Location
- 540 Hall Road North Hull Estate Kingston upon Hull, East Riding of Yorkshire, HU6 9BP England

Information
- Type: Academy
- Established: 1 September 2012
- Local authority: Hull City Council
- Department for Education URN: 138246 Tables
- Ofsted: Reports
- Gender: Mixed
- Age: 11 to 16
- Website: http://www.siriusacademynorth.org.uk/

= Sirius Academy North =

Sirius Academy North (formerly Thomas Ferens Academy) is a mixed secondary school located in the North Hull Estate of Kingston upon Hull in the East Riding of Yorkshire, England. The school was originally named after Thomas Ferens, the Liberal Member of Parliament for Hull East from 1906 to 1918.

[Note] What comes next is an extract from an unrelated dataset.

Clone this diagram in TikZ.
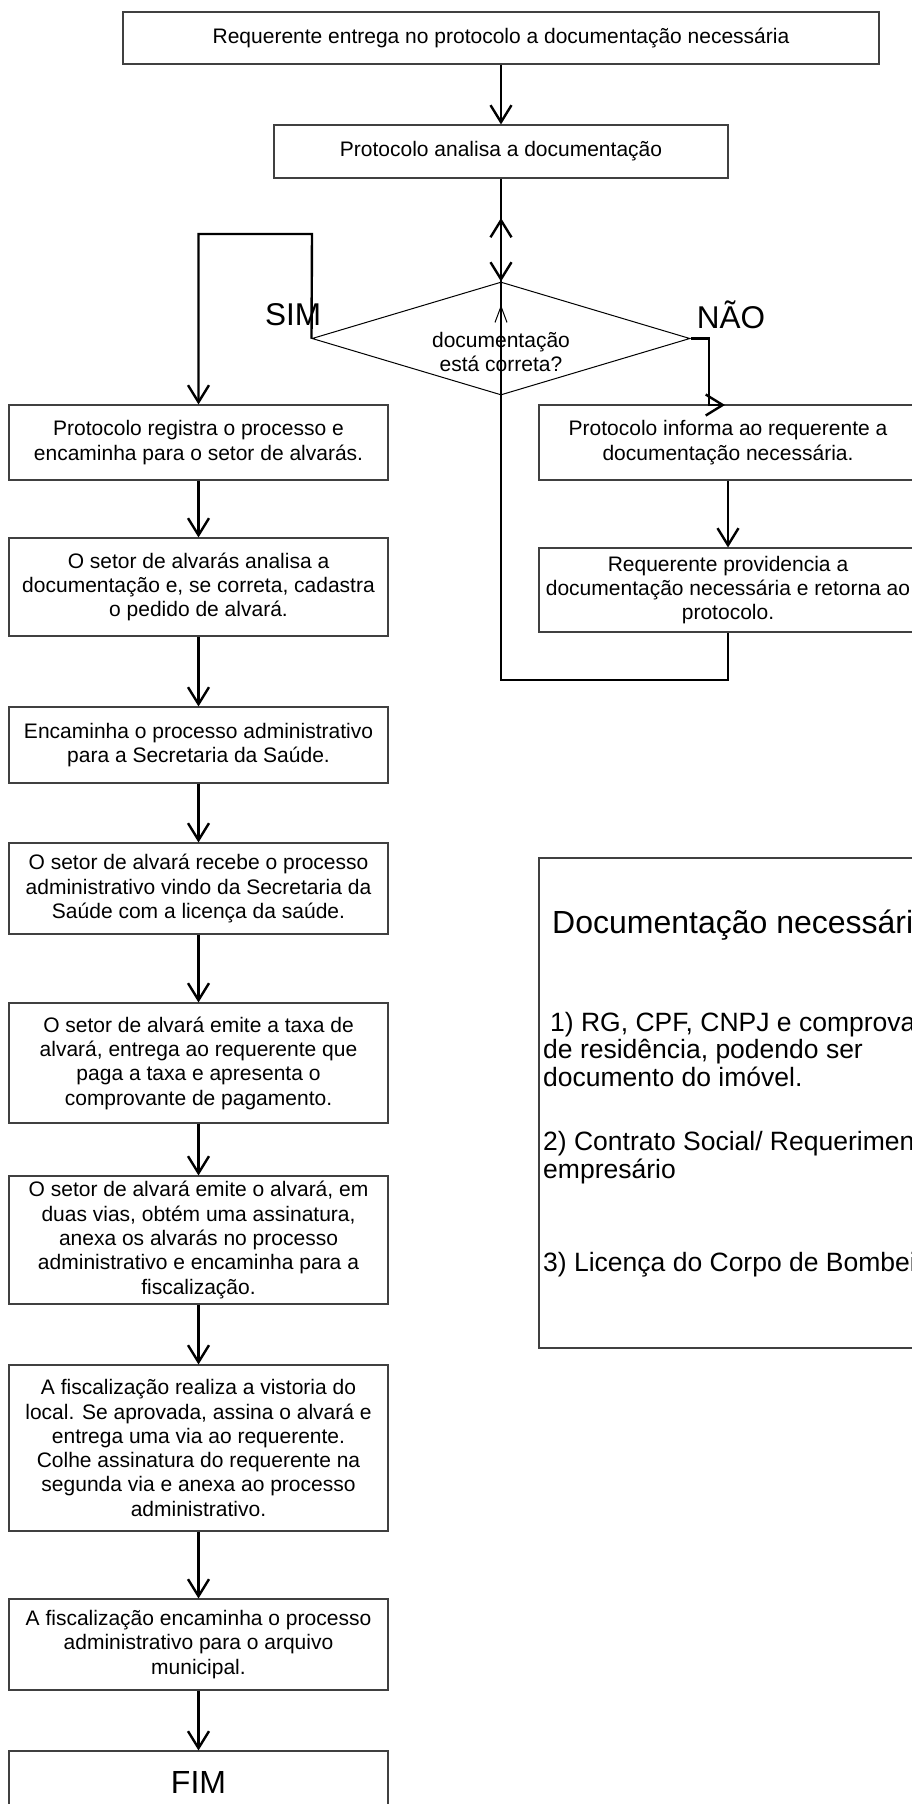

The school was established in 2012 as part of the Building Schools for the Future programme. The school largely replaced Sir Henry Cooper School which closed the same year. As an academy, the school was sponsored by the University of Hull, Hull City Council, Wilberforce College and Wyke College.

In July 2015, after almost a year in special measures, it was announced that Thomas Ferens Academy was to become Sirius Academy North and be part of the Sirius Academy Multi Academy Trust (SAMAT), therefore being a "sister" school of the former Sirius Academy - now Sirius Academy West - which was rated outstanding by Ofsted.